The river provided us with some protection from the wind-driven rain for the first few miles and that helped us to keep a positive attitude. We did the first river portage as if it was a cakewalk. It was wet and muddy, but the group worked well, got it done and we continued on. When we came to the first lake and open water, we were forced to reconsider our route. There were two different portages that we could take to the next lake. One was a simple “lift over”, while the other was a carry of about forty rods. Neither one would have gotten much thought normally, but on this day the paddle into the brisk headwind gave cause for more consideration.
I opted for the longer portage since it offered the least paddle distance into the north breeze.

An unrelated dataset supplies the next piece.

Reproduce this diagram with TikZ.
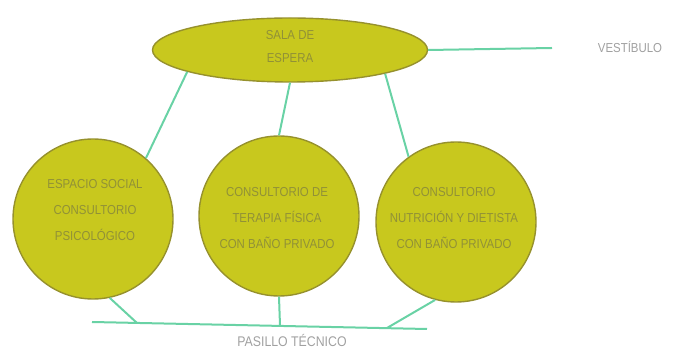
\documentclass[tikz,border=0pt]{standalone}
\usepackage{fontspec}
\setmainfont[FakeStretch=0.88]{Liberation Sans}
\usetikzlibrary{shapes.geometric}
\definecolor{fillyel}{RGB}{200,200,30}
\definecolor{rimol}{RGB}{150,145,45}
\definecolor{linkgr}{RGB}{105,210,165}
\definecolor{txtol}{RGB}{145,145,55}
\definecolor{txtgr}{RGB}{160,160,160}
\tikzset{
  room/.style={circle, draw=rimol, line width=1.4pt, fill=fillyel, minimum size=160pt, inner sep=0pt},
  roomtext/.style={text=txtol, font=\fontsize{13}{26}\selectfont, align=center, inner sep=0pt},
  hall/.style={ellipse, draw=rimol, line width=1.4pt, fill=fillyel, minimum width=275pt, minimum height=64pt, inner sep=0pt},
  halltext/.style={text=txtol, font=\fontsize{13}{23}\selectfont, align=center, inner sep=0pt},
  link/.style={draw=linkgr, line width=2pt},
  lbl/.style={text=txtgr, font=\fontsize{13}{14}\selectfont, inner sep=1pt}
}
\begin{document}
\begin{tikzpicture}[x=1pt,y=-1pt]
\useasboundingbox (0,0) rectangle (678,352);
% nodes
\node[hall] (sala) at (290,50) {};
\node[halltext] (salat) at (290,47) {SALA DE\\ESPERA};
\node[room] (psi) at (93,219) {};
\node[roomtext] (psit) at (95,210) {ESPACIO SOCIAL\\CONSULTORIO\\PSICOLÓGICO};
\node[room] (ter) at (279,216) {};
\node[roomtext] (tert) at (277,218) {CONSULTORIO DE\\TERAPIA FÍSICA\\CON BAÑO PRIVADO};
\node[room] (nut) at (456,222) {};
\node[roomtext] (nutt) at (454,218) {CONSULTORIO\\NUTRICIÓN Y DIETISTA\\CON BAÑO PRIVADO};
\node[lbl] (vest) at (630,47) {VESTÍBULO};
\node[lbl, font=\fontsize{14}{15}\selectfont] (pas) at (292,340) {PASILLO TÉCNICO};
% coordinates
\coordinate (vend) at (552,48);
\coordinate (pl) at (92,322);
\coordinate (pr) at (427,329);
\coordinate (b1) at (137,323);
\coordinate (b2) at (280,325.5);
\coordinate (b3) at (387,328);
% connectors
\draw[link] (sala.east) -- (vend);
\draw[link] (sala.192) -- (psi.49);
\draw[link] (sala.south) -- (ter.north);
\draw[link] (sala.-14) -- (nut.126);
\draw[link] (pl) -- (pr);
\draw[link] (psi.-78) -- (b1);
\draw[link] (ter.south) -- (b2);
\draw[link] (nut.-105) -- (b3);
\end{tikzpicture}
\end{document}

We had barely gotten the canoes unloaded at the portage and I was already wishing that I had chosen the alternate route. Water was pouring down the portage trail. Up one side of the carry and down the other, it was like wading in a mountain stream. Where the water wasn’t rushing, there was boot top deep mud. There were no complaints from the group, they took it all in stride, got the task done and we pushed on.
We worked our way across the next large lake into a heavier north breeze and harder rain. I figured that even though the up coming portage was going to be much longer and more difficult, it would be a welcomed break from the hard paddle. Well, the next portage was called a lot of things that day, but “welcomed” wasn’t one of the descriptive words used. The portage was longer, steeper, muddier and had more water cascading down it than the previous portage. The weather had succeeded in making a moderately hard carry into a very difficult one. We had planned to take a lunch break at this portage, but conditions had gotten so bad that we decided to skip lunch and pushed on.
Several miles of river paddle carried us to the next large lake. It was our intended first day’s destination so we paddled down the southeast shore of the lake for another mile or so and stopped at the first available campsite. We were wet, cold, muddy, tired and hungry; it was a good time and place to stop. As soon as the canoes were unloaded and the gear brought up to the camp, we erected a rain tarp and got a fire started. The tarp sheltering us from the rain and the fire warming our cold, wet bodies was a welcome relief from the elements. We pitched our tents, prepared and devoured the first night’s steak and potatoes and soon had the kitchen cleaned and put away. We were ready to crawl into our warm, dry sleeping bags.
Our first day had been filled with apprehension, the threat of lightning, a cold hard rain, an over abundance of mud, a constant north wind in our faces and portages made more difficult by the cascading water. We were soaked, cold and had missed lunch. It was an unusually hard day for trippers in the BWCA, but what a marvelous day it had been! The experiences we had that day cannot be shared adequately in simple word pictures. Only by being there and doing it can one experience the joy of our accomplishment. We lived it and we enjoyed each and every moment. It was great to be in the Boundary Waters again, appreciating the opportunity to marvel at all that it has to offer. From our perspective… there are no bad days in the BWCA.